Waging war means sacrifice. But so far, at least concerning the gas pump, the war on terrorism hasn't asked much sacrifice of America's consumers.
Gasoline is cheap and plentiful, as America's gas-guzzling SUVs, proudly flying the Stars and Stripes, testify. Gas remains inexpensive because the world oil market is stable and relatively well supplied.
But happiness at the pump could change as the United States contemplates taking the war on terrorism to the Gulf region to force a regime change in Iraq.
One fact is worth keeping in mind: Iraq is back as America's sixth-most-important crude-oil supplier - exactly where it was in 1990, before the Gulf War. That conflict took out Iraq as a source of crude, and it sent oil surging to $40 a barrel, about double today's price.
With the world oil market's excess capacity lower than what it was at the time of the Gulf War, any disruption of supplies could "have an important impact on the world economy," says George Perry, an oil-economics analyst at the Brookings Institution in Washington. "A clumsy intervention in the [Gulf] region could end up causing quite a bit of trouble."
President Bush may characterize Iraq as part of an "axis of evil," but its oil is sweet: Iraq is now the fastest-growing source of imported oil to the US, supplying between a half-million and 1 million barrels a day.
As the Bush administration - well-connected in the energy sector - moves toward action against Saddam Hussein, it leads a country that offers a mixed picture in terms of oil. The US is considerably more dependent on imported oil now than it was at the time of the Gulf War - from about 37 percent to more than 52 percent imported today. A greater diversification of sources, on the other hand, means the US is less dependent on one region - the Persian Gulf - than it was a decade ago.
The US today is either importing more of its energy - or gearing up to import more - from sub-Saharan Africa, other points in the Western Hemisphere, and the former Soviet republics around the Caspian Sea.
"Production in the Americas is on the uptick. Production around the Caspian is on the uptick," says George Baker, an oil analyst with Baker & Associates in Houston. Mexico - the fourth-biggest supplier to the US last year, according to the Energy Department - is well ahead of where it was in 1991 in terms of daily production. And it's planning for even more. Noting that one example, Mr. Baker says that global suppliers coming into production "mean we have quite a bit of potential for making up Middle East oil that might be lost."
This diversification of US suppliers may help explain why the Bush administration wants to spend nearly $100 million to train and equip a Colombian Army battalion to protect a key oil pipeline that is constantly being bombed by the country's Marxist rebels. Or why the US military, in the wake of Sept. 11, is building new bases or other facilities in Central Asian countries including Kyrgyzstan and Uzbekistan.
The Central Asian bases are explained as necessary as the US plans for an extended global war on terrorism. But Baker says they can also be explained in the context of oil - and the potential for disruption in the Gulf oil-producing region if the US attacks Iraq.

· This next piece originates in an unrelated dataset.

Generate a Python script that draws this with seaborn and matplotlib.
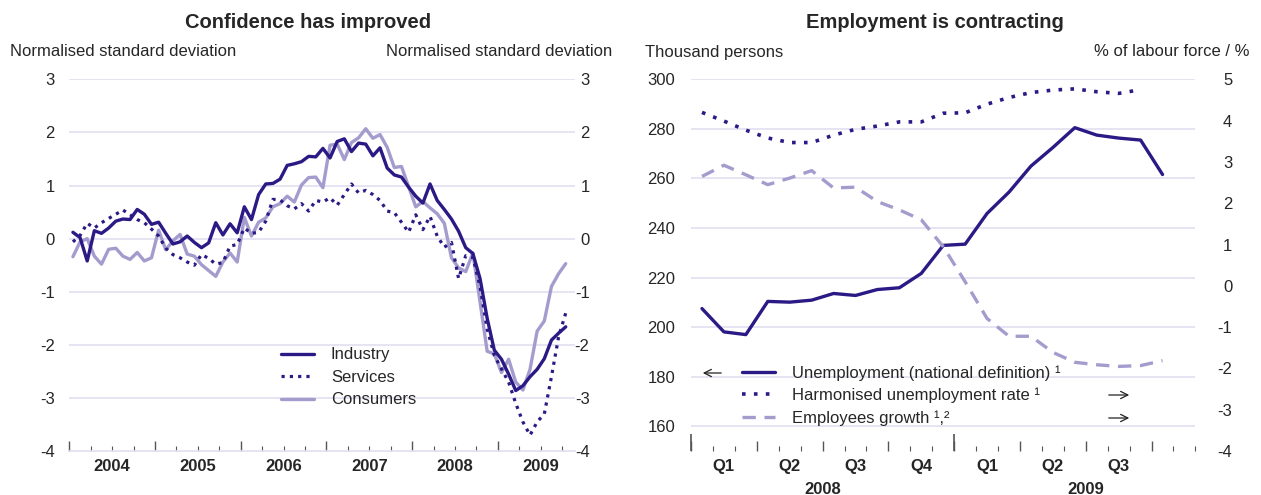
import numpy as np
import pandas as pd
import matplotlib
matplotlib.use("Agg")
import matplotlib.pyplot as plt
import seaborn as sns

# ---------------------------------------------------------------
# Datos: confianza (mensual, ene-2004 a oct-2009)
# ---------------------------------------------------------------
industry = [0.12, 0.02, -0.42, 0.15, 0.10, 0.20, 0.33, 0.37, 0.36, 0.55,
            0.46, 0.27, 0.31, 0.10, -0.10, -0.06, 0.05, -0.07, -0.17, -0.08,
            0.30, 0.07, 0.28, 0.11, 0.60, 0.36, 0.83, 1.03, 1.04, 1.12,
            1.38, 1.41, 1.45, 1.55, 1.54, 1.70, 1.52, 1.83, 1.88, 1.64,
            1.80, 1.78, 1.56, 1.71, 1.33, 1.20, 1.16, 0.97, 0.80, 0.67,
            1.03, 0.72, 0.55, 0.37, 0.14, -0.17, -0.28, -0.75, -1.50, -2.10,
            -2.27, -2.55, -2.86, -2.77, -2.60, -2.46, -2.26, -1.91, -1.78, -1.66]
services = [-0.06, 0.06, 0.29, 0.20, 0.30, 0.38, 0.46, 0.54, 0.45, 0.36,
            0.30, 0.18, 0.05, -0.18, -0.30, -0.36, -0.44, -0.50, -0.30, -0.37,
            -0.48, -0.45, -0.14, -0.11, 0.20, 0.10, 0.12, 0.33, 0.74, 0.73,
            0.62, 0.56, 0.66, 0.52, 0.72, 0.69, 0.77, 0.63, 0.83, 1.03,
            0.86, 0.91, 0.83, 0.72, 0.52, 0.49, 0.31, 0.12, 0.45, 0.17,
            0.42, 0.05, -0.16, -0.07, -0.75, -0.32, -0.35, -0.90, -1.70, -2.20,
            -2.45, -2.70, -3.10, -3.45, -3.70, -3.45, -3.30, -2.60, -1.85, -1.40]
consumers = [-0.34, -0.06, 0.00, -0.33, -0.48, -0.20, -0.18, -0.33, -0.39, -0.26,
             -0.42, -0.36, 0.16, -0.21, -0.04, 0.08, -0.29, -0.33, -0.49, -0.60,
             -0.71, -0.44, -0.27, -0.44, 0.40, 0.05, 0.31, 0.39, 0.60, 0.66,
             0.80, 0.69, 1.01, 1.15, 1.16, 0.96, 1.76, 1.78, 1.49, 1.81,
             1.90, 2.07, 1.89, 1.96, 1.72, 1.34, 1.36, 0.98, 0.60, 0.70,
             0.58, 0.47, 0.29, -0.36, -0.55, -0.62, -0.27, -1.19, -2.12, -2.17,
             -2.52, -2.27, -2.70, -2.85, -2.46, -1.74, -1.55, -0.90, -0.66, -0.47]
conf_years = [2004, 2005, 2006, 2007, 2008, 2009]

# ---------------------------------------------------------------
# Datos: empleo (mensual, ene-2008 a oct-2009)
# ---------------------------------------------------------------
unemployment = [207.5, 198.1, 197.0, 210.4, 210.1, 210.9, 213.6, 212.8, 215.2, 215.9,
                221.7, 233.0, 233.5, 245.9, 254.5, 265.0, 272.5, 280.5, 277.5, 276.3,
                275.5, 261.6]
harmonised = [4.20, 3.99, 3.77, 3.58, 3.47, 3.47, 3.65, 3.79, 3.87, 3.97,
              3.97, 4.18, 4.19, 4.40, 4.56, 4.68, 4.74, 4.77, 4.70, 4.66,
              4.75]
employees = [2.65, 2.92, 2.69, 2.45, 2.61, 2.79, 2.37, 2.39, 2.04, 1.84,
             1.60, 0.95, 0.10, -0.79, -1.22, -1.22, -1.61, -1.85, -1.91, -1.95,
             -1.93, -1.81]
quarter_labels = ["Q1", "Q2", "Q3", "Q4", "Q1", "Q2", "Q3"]
emp_years = [2008, 2009]

# Posición temporal: mitad de cada mes en años decimales
def month_axis(start_year, n):
    return start_year + (np.arange(n) + 0.5) / 12.0

df_conf = pd.DataFrame({"t": month_axis(2004, len(industry)),
                        "industry": industry, "services": services,
                        "consumers": consumers})
df_emp = pd.DataFrame({"t": month_axis(2008, len(unemployment)),
                       "unemployment": unemployment,
                       "employees": employees})
df_harm = pd.DataFrame({"t": month_axis(2008, len(harmonised)),
                        "harmonised": harmonised})

# ---------------------------------------------------------------
# Estilo
# ---------------------------------------------------------------
sns.set_style("white")
plt.rcParams["font.family"] = ["Liberation Sans", "DejaVu Sans"]
plt.rcParams["axes.unicode_minus"] = False
DARK = "#2b1a85"
LIGHT = "#a59cce"
GRID = "#e2dff0"
TICK = "#555555"
FS = 12

fig = plt.figure(figsize=(12.61, 4.95), dpi=100)
ax1 = fig.add_axes([0.055, 0.0887, 0.401, 0.751])
ax2 = fig.add_axes([0.548, 0.0887, 0.400, 0.751])

# ---------------------------------------------------------------
# Gráfico 1: confianza
# ---------------------------------------------------------------
sns.lineplot(data=df_conf, x="t", y="industry", ax=ax1, color=DARK, lw=2.4,
             label="Industry", zorder=3)
sns.lineplot(data=df_conf, x="t", y="services", ax=ax1, color=DARK, lw=2.3,
             linestyle=(0, (1, 1.6)), label="Services", zorder=3)
sns.lineplot(data=df_conf, x="t", y="consumers", ax=ax1, color=LIGHT, lw=2.4,
             label="Consumers", zorder=2)

ax1.set_xlim(2004, 2009.9)
ax1.set_ylim(-4, 3)
ax1.set_yticks(range(-4, 4))
ax1.set_xlabel("")
ax1.set_ylabel("")
for v in range(-3, 4):
    ax1.axhline(v, color=GRID, lw=1.2, zorder=0)
for s in ["top", "left", "right"]:
    ax1.spines[s].set_visible(False)
ax1.spines["bottom"].set_color(GRID)
ax1.spines["bottom"].set_linewidth(1.2)

ax1.set_xticks(conf_years)
ax1.set_xticks(np.arange(2004, 2010, 0.25), minor=True)
ax1.tick_params(axis="x", which="major", bottom=True, direction="in", length=7,
                width=1, color=TICK, labelbottom=False)
ax1.tick_params(axis="x", which="minor", bottom=True, direction="in", length=3.5,
                width=0.8, color=TICK)
ax1.tick_params(axis="y", left=False, right=False, labelleft=True,
                labelright=True, labelsize=FS, pad=7)
# las etiquetas de la derecha alineadas a la derecha
for t in ax1.yaxis.get_major_ticks():
    t.label2.set_horizontalalignment("right")
ax1.tick_params(axis="y", which="major", pad=7)

# etiquetas de años centradas
sec1 = ax1.secondary_xaxis(0)
sec1.set_xticks([y + 0.5 for y in conf_years], [str(y) for y in conf_years])
sec1.tick_params(length=0, pad=6, labelsize=FS)
for lab in sec1.get_xticklabels():
    lab.set_fontweight("bold")
sec1.spines["bottom"].set_visible(False)

leg1 = ax1.legend(loc="upper left", bbox_to_anchor=(0.2228, 0.298),
                  bbox_transform=fig.transFigure, frameon=False, fontsize=FS,
                  handlelength=2.0, handletextpad=1.0, labelspacing=0.45,
                  borderpad=0, borderaxespad=0)

# ---------------------------------------------------------------
# Gráfico 2: empleo (doble eje)
# ---------------------------------------------------------------
ax2r = ax2.twinx()
sns.lineplot(data=df_emp, x="t", y="unemployment", ax=ax2, color=DARK, lw=2.4,
             legend=False, zorder=3)
sns.lineplot(data=df_harm, x="t", y="harmonised", ax=ax2r, color=DARK, lw=2.6,
             linestyle=(0, (1, 2.3)), legend=False)
sns.lineplot(data=df_emp, x="t", y="employees", ax=ax2r, color=LIGHT, lw=2.4,
             linestyle=(0, (4, 2.6)), legend=False)

ax2.set_xlim(2008, 2009 + 10 / 12)
ax2.set_ylim(150, 300)
ax2r.set_ylim(-4, 5)
ax2.set_yticks(range(160, 301, 20))
ax2r.set_yticks(range(-4, 6))
for v in range(160, 301, 20):
    ax2.axhline(v, color=GRID, lw=1.2, zorder=0)
for a in (ax2, ax2r):
    for s in ["top", "left", "right", "bottom"]:
        a.spines[s].set_visible(False)
    a.set_xlabel("")
    a.set_ylabel("")
ax2.tick_params(axis="y", left=False, labelsize=FS, pad=8)
ax2r.tick_params(axis="y", right=False, labelsize=FS, pad=23)
for t in ax2r.yaxis.get_major_ticks():
    t.label2.set_horizontalalignment("right")

# ticks mensuales / trimestrales / anuales
ax2.set_xticks(np.arange(2008, 2010, 0.25))
ax2.set_xticks(np.arange(2008, 2010, 1 / 12), minor=True)
ax2.tick_params(axis="x", which="major", bottom=True, direction="in", length=7,
                width=1, color=TICK, labelbottom=False)
ax2.tick_params(axis="x", which="minor", bottom=True, direction="in", length=3.5,
                width=0.8, color=TICK)
sec2 = ax2.secondary_xaxis(0)
sec2.set_xticks(emp_years)
sec2.set_xticks([2008.125 + 0.25 * k for k in range(len(quarter_labels))],
                quarter_labels, minor=True)
sec2.tick_params(which="major", bottom=True, direction="in", length=12,
                 width=1.2, color=TICK, labelbottom=False)
sec2.tick_params(which="minor", length=0, pad=6, labelsize=FS)
for lab in sec2.get_xticklabels(minor=True):
    lab.set_fontweight("bold")
sec2.spines["bottom"].set_visible(False)
sec3 = ax2.secondary_xaxis(0)
sec3.set_xticks([y + 0.5 for y in emp_years], [str(y) for y in emp_years])
sec3.tick_params(length=0, pad=22, labelsize=FS)
for lab in sec3.get_xticklabels():
    lab.set_fontweight("bold")
sec3.spines["bottom"].set_visible(False)

h = [plt.Line2D([], [], color=DARK, lw=2.4),
     plt.Line2D([], [], color=DARK, lw=2.6, linestyle=(0, (1, 2.3))),
     plt.Line2D([], [], color=LIGHT, lw=2.4, linestyle=(0, (4, 2.6)))]
labels = ["Unemployment (national definition) \u00b9",
          "Harmonised unemployment rate \u00b9",
          "Employees growth \u00b9,\u00b2"]
ax2r.legend(h, labels, loc="upper left", bbox_to_anchor=(0.5884, 0.262),
            bbox_transform=fig.transFigure, frameon=False, fontsize=FS,
            handlelength=2.0, handletextpad=1.0, labelspacing=0.42,
            borderpad=0, borderaxespad=0)

# flechas que indican el eje
arrow = dict(arrowstyle="->", lw=0.9, color="#222222", mutation_scale=13)
fig.add_artist(plt.Annotation("", xy=(700 / 1261, 1 - 373 / 495),
                              xytext=(724 / 1261, 1 - 373 / 495),
                              xycoords="figure fraction", arrowprops=arrow))
for yy in (395, 418):
    fig.add_artist(plt.Annotation("", xy=(1132 / 1261, 1 - yy / 495),
                                  xytext=(1106 / 1261, 1 - yy / 495),
                                  xycoords="figure fraction", arrowprops=arrow))

# ---------------------------------------------------------------
# Títulos y unidades
# ---------------------------------------------------------------
fig.text(308 / 1261, 1 - 22 / 495, "Confidence has improved", ha="center",
         va="center", fontsize=14.5, fontweight="bold")
fig.text(935 / 1261, 1 - 22 / 495, "Employment is contracting", ha="center",
         va="center", fontsize=14.5, fontweight="bold")
fig.text(10 / 1261, 1 - 52 / 495, "Normalised standard deviation", ha="left",
         va="center", fontsize=FS)
fig.text(612 / 1261, 1 - 52 / 495, "Normalised standard deviation", ha="right",
         va="center", fontsize=FS)
fig.text(645 / 1261, 1 - 52 / 495, "Thousand persons", ha="left",
         va="center", fontsize=FS)
fig.text(1250 / 1261, 1 - 52 / 495, "% of labour force / %", ha="right",
         va="center", fontsize=FS)

fig.savefig("out.png", dpi=100)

"Why are we building bases in the Caspian? Because we're trying to protect the stability of Caspian oil production," he says. "And why are we doing that? We need to have that oil production in place if we're going to risk losing Saddam Hussein's oil."
The US is expected to make other decisions that will affect to some degree its access to oil. The Bush administration will likely renew a prohibition of US energy investment in Iran and Libya. The sanctions, in place on Iran since 1995 and on Libya since 1996, take US oil firms out of the running for big oil-development contracts in the two countries.
Some US analysts had speculated that the ban on business might be dropped after the US renewed contacts with both the Libyan and Iranian governments in the wake of the Sept. 11 attacks. But Mr. Bush's inclusion of Iran in his "axis of evil" appears to have dashed those hopes.
Mr. Perry of Brookings says such sanctions, while they may sound tough, have absolutely no impact on the global oil price because neither Iran nor Libya lacks for other consumer countries to sell to.
Perry says it would take disruption of Persian Gulf supplies to cause instability in the oil market. And Houston's Baker says that perhaps the best thing the US could do to ward off instability - especially if it's contemplating military action in the Gulf - would be to address the Israeli-Palestinian conflict.
Doing that could help reduce a lot of animosity toward the US in the Muslim world and some of the adverse forces the oil-producing governments in the region face. "Even if you're only thinking about oil," he says, "that's the first fire to put out."